English clubs have spared no expense snapping up kids from all over the world, but on the evidence of the ICC they suffer less from a lack of quality than from the shortcomings of the competitive structure in UK youth football. The lads at Real and Barça have adapted better to the demands of playing for the senior side than their colleagues at Chelsea and City. The other great piece of news in the youth world is the excellent academy at PSG, a club that has benefited greatly from an injection of petro-dollars in recent years but that also has a clear footballing project applied not only to its first team, but its youth system and its women's outfit too. Ikone and Kimpembe looked players of huge potential.

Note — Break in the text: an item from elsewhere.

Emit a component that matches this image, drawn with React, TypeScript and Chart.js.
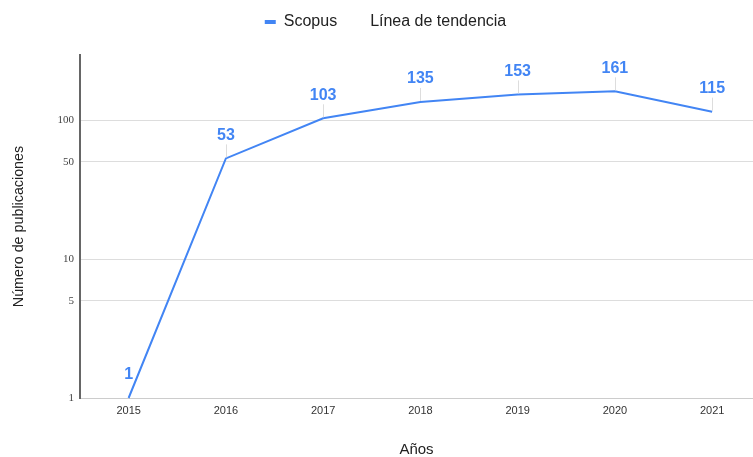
import React, { useEffect, useRef } from "react";
import { Chart, registerables } from "chart.js";

Chart.register(...registerables);

const years = [2015, 2016, 2017, 2018, 2019, 2020, 2021];
const scopusValues = [1, 53, 103, 135, 153, 161, 115];
const yTicks = [1, 5, 10, 50, 100];
const seriesName = "Scopus";
const trendName = "Línea de tendencia";
const xTitle = "Años";
const yTitle = "Número de publicaciones";

const BLUE = "#4285F4";
const SANS = "'Liberation Sans', Arial, sans-serif";

const legendHeightPlugin = {
  id: "legendHeight",
  beforeLayout(chart: any) {
    const lg = chart.legend;
    if (lg && !lg._fixedHeight) {
      const orig = lg.fit.bind(lg);
      lg.fit = function () {
        orig();
        this.height = 55;
      };
      lg._fixedHeight = true;
    }
    chart._legendShifted = false;
  },
  beforeDraw(chart: any) {
    const lg = chart.legend;
    if (lg && !chart._legendShifted) {
      lg.left += 9;
      lg.right += 9;
      chart._legendShifted = true;
    }
  },
};

const dataLabelsPlugin = {
  id: "dataLabels",
  afterDatasetsDraw(chart: any) {
    const meta = chart.getDatasetMeta(0);
    const ctx = chart.ctx;
    ctx.save();
    meta.data.forEach((pt: any, i: number) => {
      const x = pt.x;
      const y = pt.y;
      const ly = y - 23;
      if (i > 0) {
        ctx.strokeStyle = "#dddddd";
        ctx.lineWidth = 1;
        ctx.beginPath();
        ctx.moveTo(Math.round(x) + 0.5, ly + 9);
        ctx.lineTo(Math.round(x) + 0.5, y - 1);
        ctx.stroke();
      }
      ctx.fillStyle = BLUE;
      ctx.font = "bold 16px " + SANS;
      ctx.textAlign = "center";
      ctx.textBaseline = "middle";
      ctx.fillText(String(scopusValues[i]), x, ly);
    });
    ctx.restore();
  },
};

export default function App() {
  const ref = useRef<HTMLCanvasElement | null>(null);
  useEffect(() => {
    if (!ref.current) return;
    const chart = new Chart(ref.current, {
      type: "line",
      data: {
        datasets: [
          {
            label: seriesName,
            data: years.map((y, i) => ({ x: y, y: scopusValues[i] })),
            borderColor: BLUE,
            backgroundColor: BLUE,
            borderWidth: 2,
            pointRadius: 0,
            tension: 0,
            clip: false as any,
          },
          {
            label: trendName,
            data: [],
            borderColor: "rgba(0,0,0,0)",
            backgroundColor: "rgba(0,0,0,0)",
            borderWidth: 0,
            pointRadius: 0,
          },
        ],
      },
      options: {
        responsive: false,
        animation: false,
        layout: { padding: { top: 0, left: 0, right: 0, bottom: 0 } },
        plugins: {
          tooltip: { enabled: false },
          legend: {
            position: "top",
            labels: {
              font: { size: 16, family: SANS },
              color: "#222222",
              boxWidth: 11,
              boxHeight: 4,
              padding: 14,
              generateLabels(chart: any) {
                const items = (Chart as any).defaults.plugins.legend.labels.generateLabels(chart);
                return items.map((it: any) => ({ ...it, lineWidth: 0 }));
              },
            },
          },
        },
        scales: {
          x: {
            type: "linear",
            min: 2014.5,
            max: 2021.42,
            afterBuildTicks(scale: any) {
              scale.ticks = years.map((v) => ({ value: v }));
            },
            afterFit(scale: any) {
              scale.height = 59;
            },
            ticks: {
              callback: (v: any) => String(v),
              font: { size: 11, family: SANS },
              color: "#333333",
              padding: 6,
              autoSkip: false,
              maxRotation: 0,
            },
            grid: { display: false, drawTicks: false },
            border: { display: true, color: "#cccccc", width: 1 },
            title: {
              display: true,
              text: xTitle,
              font: { size: 15, family: SANS, lineHeight: 1 },
              color: "#222222",
              padding: { top: 0, bottom: 0 },
            },
          },
          y: {
            type: "logarithmic",
            min: 1,
            max: 294,
            afterBuildTicks(scale: any) {
              scale.ticks = yTicks.map((v) => ({ value: v }));
            },
            afterFit(scale: any) {
              scale.width = 80;
            },
            ticks: {
              callback: (v: any) => String(v),
              font: { size: 11, family: "'Liberation Serif', 'DejaVu Serif', serif" },
              color: "#444444",
              padding: 6,
            },
            grid: { color: "#dddddd", lineWidth: 1, drawTicks: false },
            border: { display: true, color: "#666666", width: 2 },
            title: {
              display: true,
              text: yTitle,
              font: { size: 14.3, family: SANS, lineHeight: 1.2 },
              color: "#222222",
              padding: { top: 10, bottom: 0 },
            },
          },
        },
      } as any,
      plugins: [legendHeightPlugin, dataLabelsPlugin],
    });
    return () => chart.destroy();
  }, []);
  return (
    <div style={{ position: "fixed", left: 0, top: 0, width: 753, height: 457, background: "#ffffff" }}>
      <canvas ref={ref} width={753} height={457} style={{ width: 753, height: 457, display: "block" }} />
    </div>
  );
}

An answer to UEFA and a lab for future plans
The idea of a tournament for young prospects sheltered under the umbrella of their clubs' big names leads one to think of an eccentric footballing universe in which anything goes as long as you supply the right dose of publicity and media attention. But it's highly possible that the organisers of the ICC and the clubs involved are very happy with what it's bringing - even if that pleasure is not so much drawn from the victories or defeats accrued or the good performances of the youngsters.
This event has to be interpreted as a platform for an alternative to UEFA. It was created in 2012 under another name - the World Football Challenge - and since then has remained each summer. Its continued existence is easy to understand: as well as in Europe, it's held in the United States, Australia and China (three particularly attractive countries for the development of the game), it's run by the American company Relevent Sports, which has no bones about presenting itself as an answer to UEFA, and brings together in harmony 95% of the globe's most important clubs, who are increasingly attentive to the possibility of creating their own competition and sharing out the money away from Europe's governing body.
More than a tournament, it's a laboratory for future projects. Indeed, Relevent Sports chairman Charlie Stillitano betrayed his annoyance at Leicester City's Premier League success last season, the Foxes not being your typical breed of club worthy of featuring in the International Champions Cup. The British media started to question Relevent's intentions. Leicester have taken part this year, but they certainly don't figure in the plans of the company and the continent's leading clubs.